The pile, located in the city’s Lucht’s Crossing development, is part of what was left over after the Green Acres County Care Center was demolished about two years ago.
As part of the original demolition agreement between the city and Shade Tree Communities, LLC and 21st Century Bank — one of the neighborhood developers and its bank — all of the demolition waste does not need to be removed until 2016.
Residents in the area say that timetable is far too long.
“We have to live with this mistake (by the city) until the end of 2016?” resident Stephanie Johnson asked. “That doesn’t seem very just.”
Mayor Ron Lindquist agreed with Johnson’s assertion.
“It’s a terrible mistake; I agree with you,” he said. “We’re learning from it, but we’re stuck here a little bit.”
Even though Lindquist and the council admitted the city signed a demolition agreement years ago that isn’t exactly conducive to getting the refuse removed in a timely manner, Lindquist told Johnson the council would approach the developer and the bank to see if something could be done to speed up the process.
“We’ll work with the developer to see if we can do something that’s a little outside of the box,” he said.
If the developer isn’t affable to speeding up the removal process, Councilmember Kathy Blomquist suggested another route.
“I tend to believe no contract is infallible. … I just don’t believe that our hands are tied,” she said, noting the city could reopen negotiations on the contract.

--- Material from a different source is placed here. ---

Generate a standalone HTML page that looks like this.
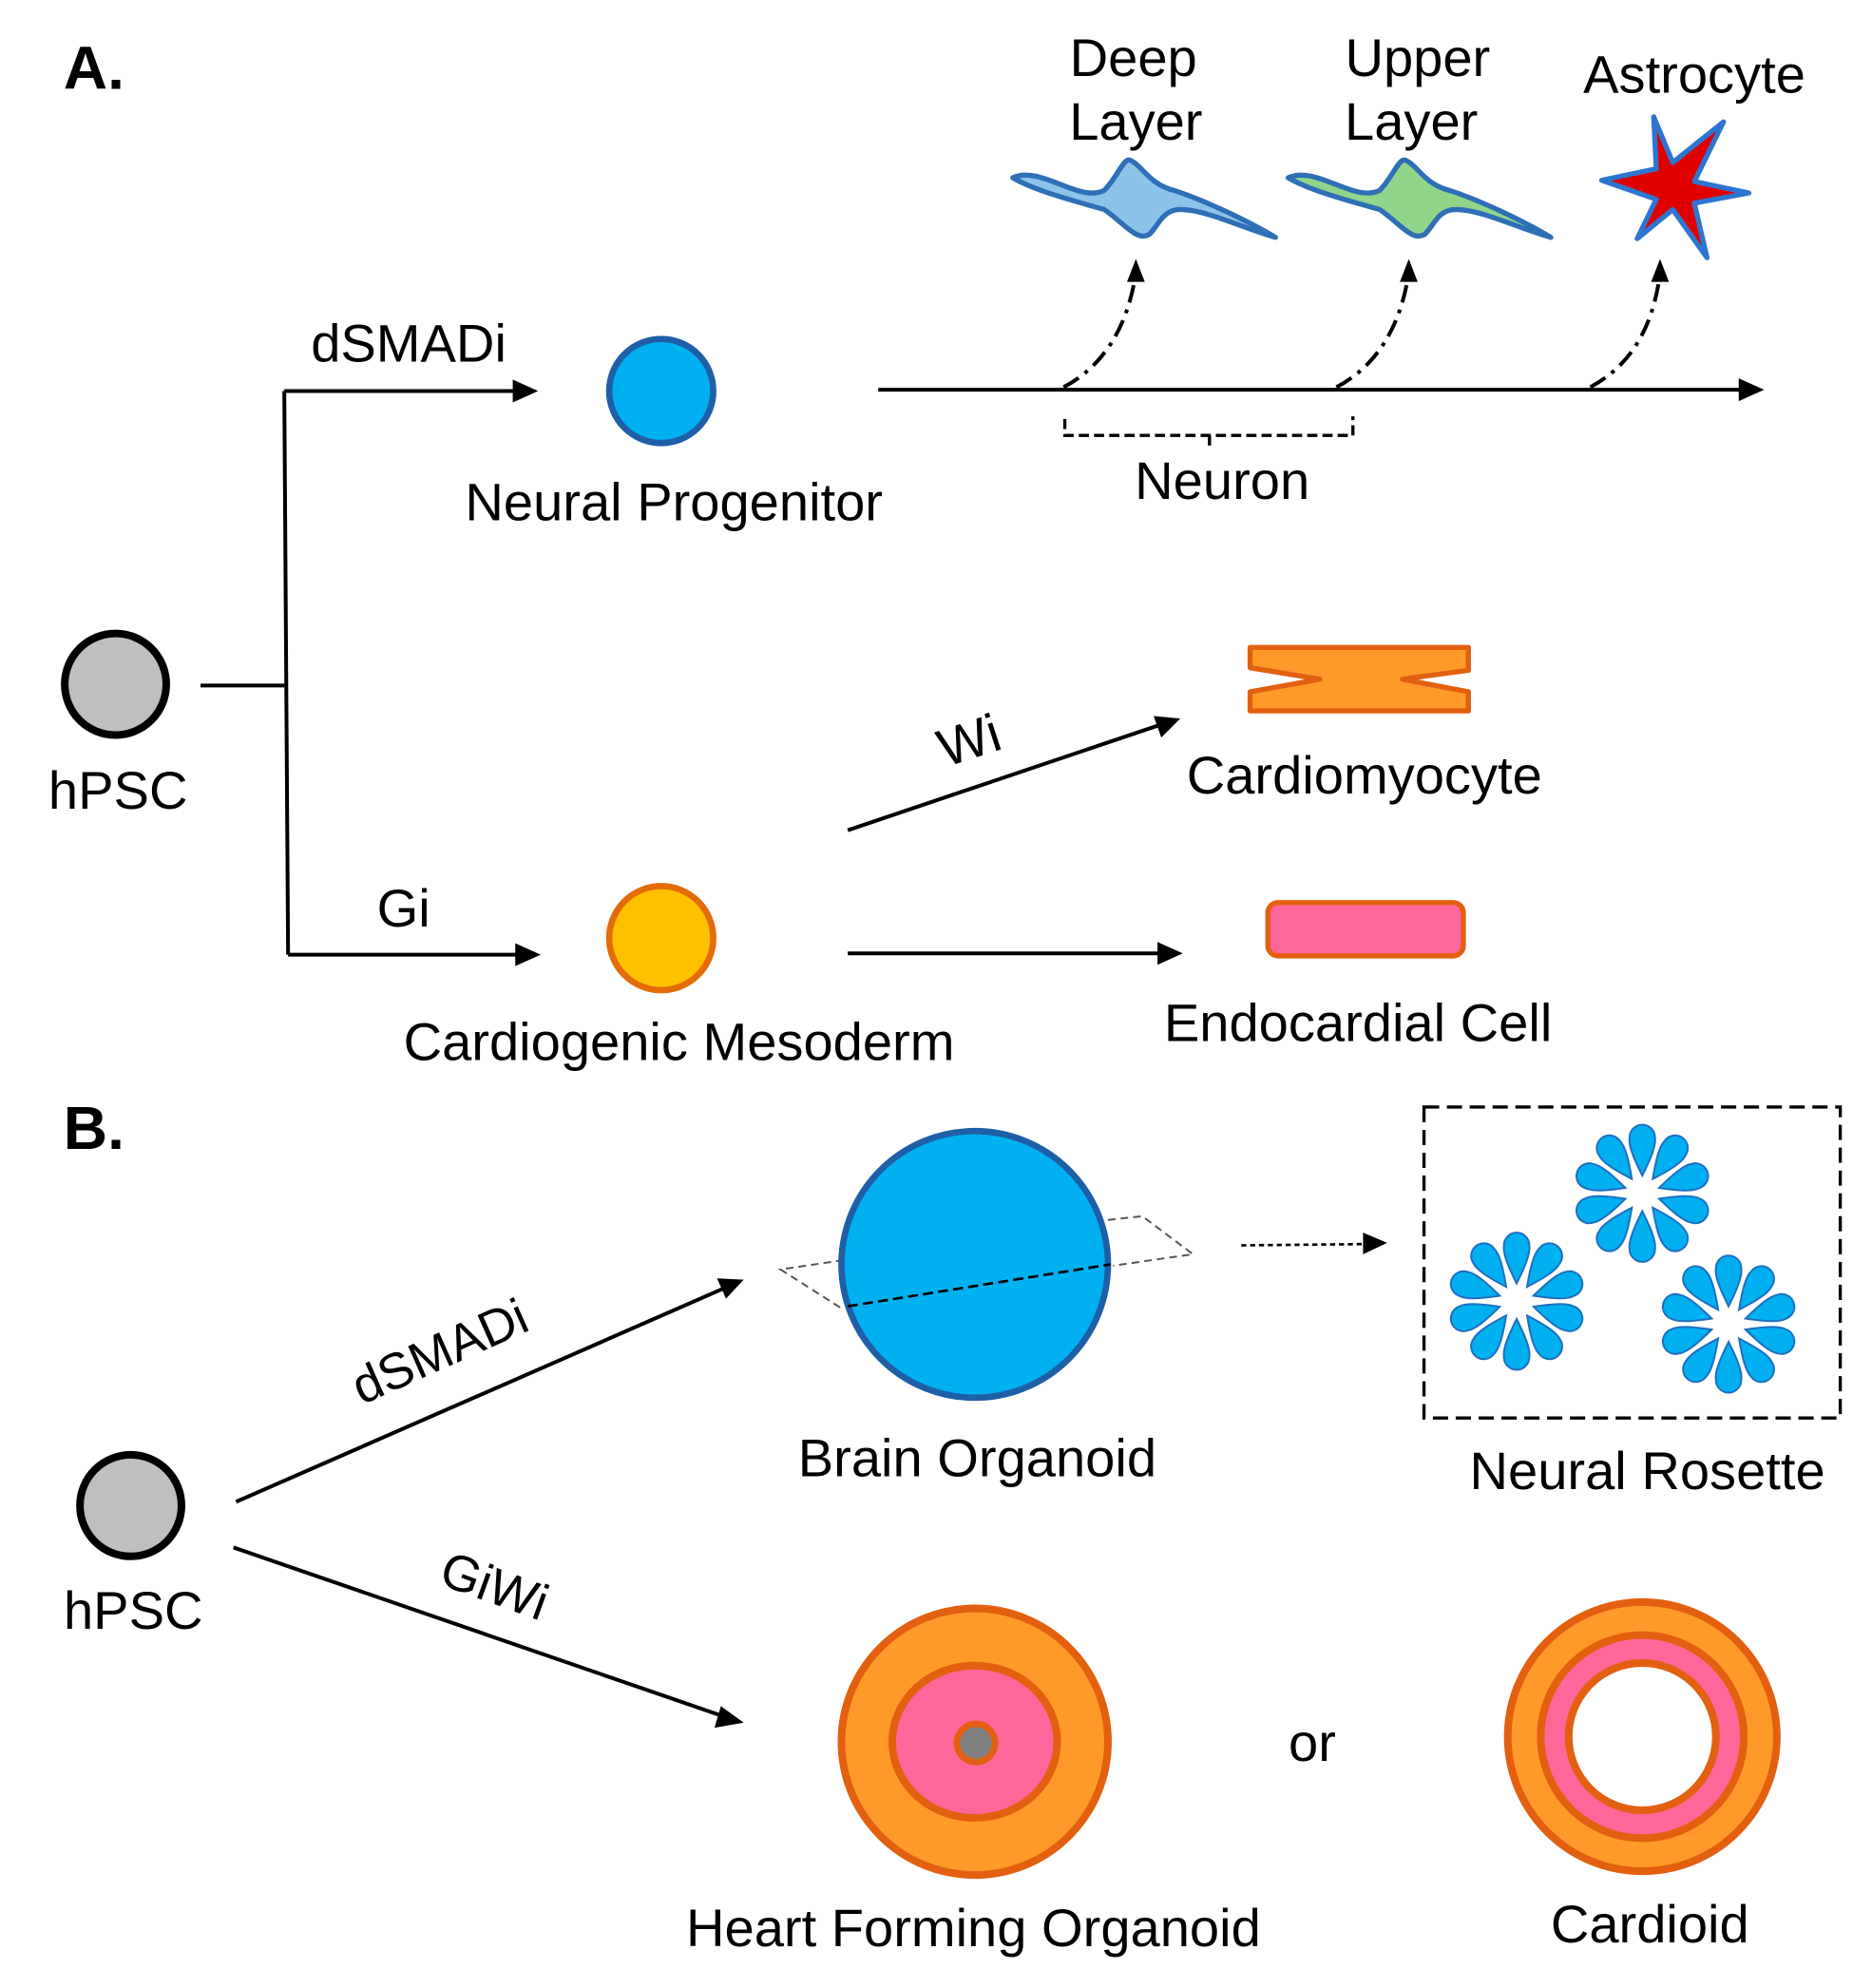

City Administrator Bridgitte Konrad said that could be an option, but cautioned that renegotiating the contract could lead to significant city attorney time and cost.
Councilmember Trent Jensen said the city could also look into using its nuisance ordinance, especially if the fence around the demolition pile isn’t kept closed, which has been a problem in the past.
In addition to those suggestions, Councilmember Theresa Furman said the city should look into what it would cost to have the Public Works Department crush the material and haul it away.
By consensus, the council agreed to ask Public Works Director Shawn Williams to research crushing and hauling costs.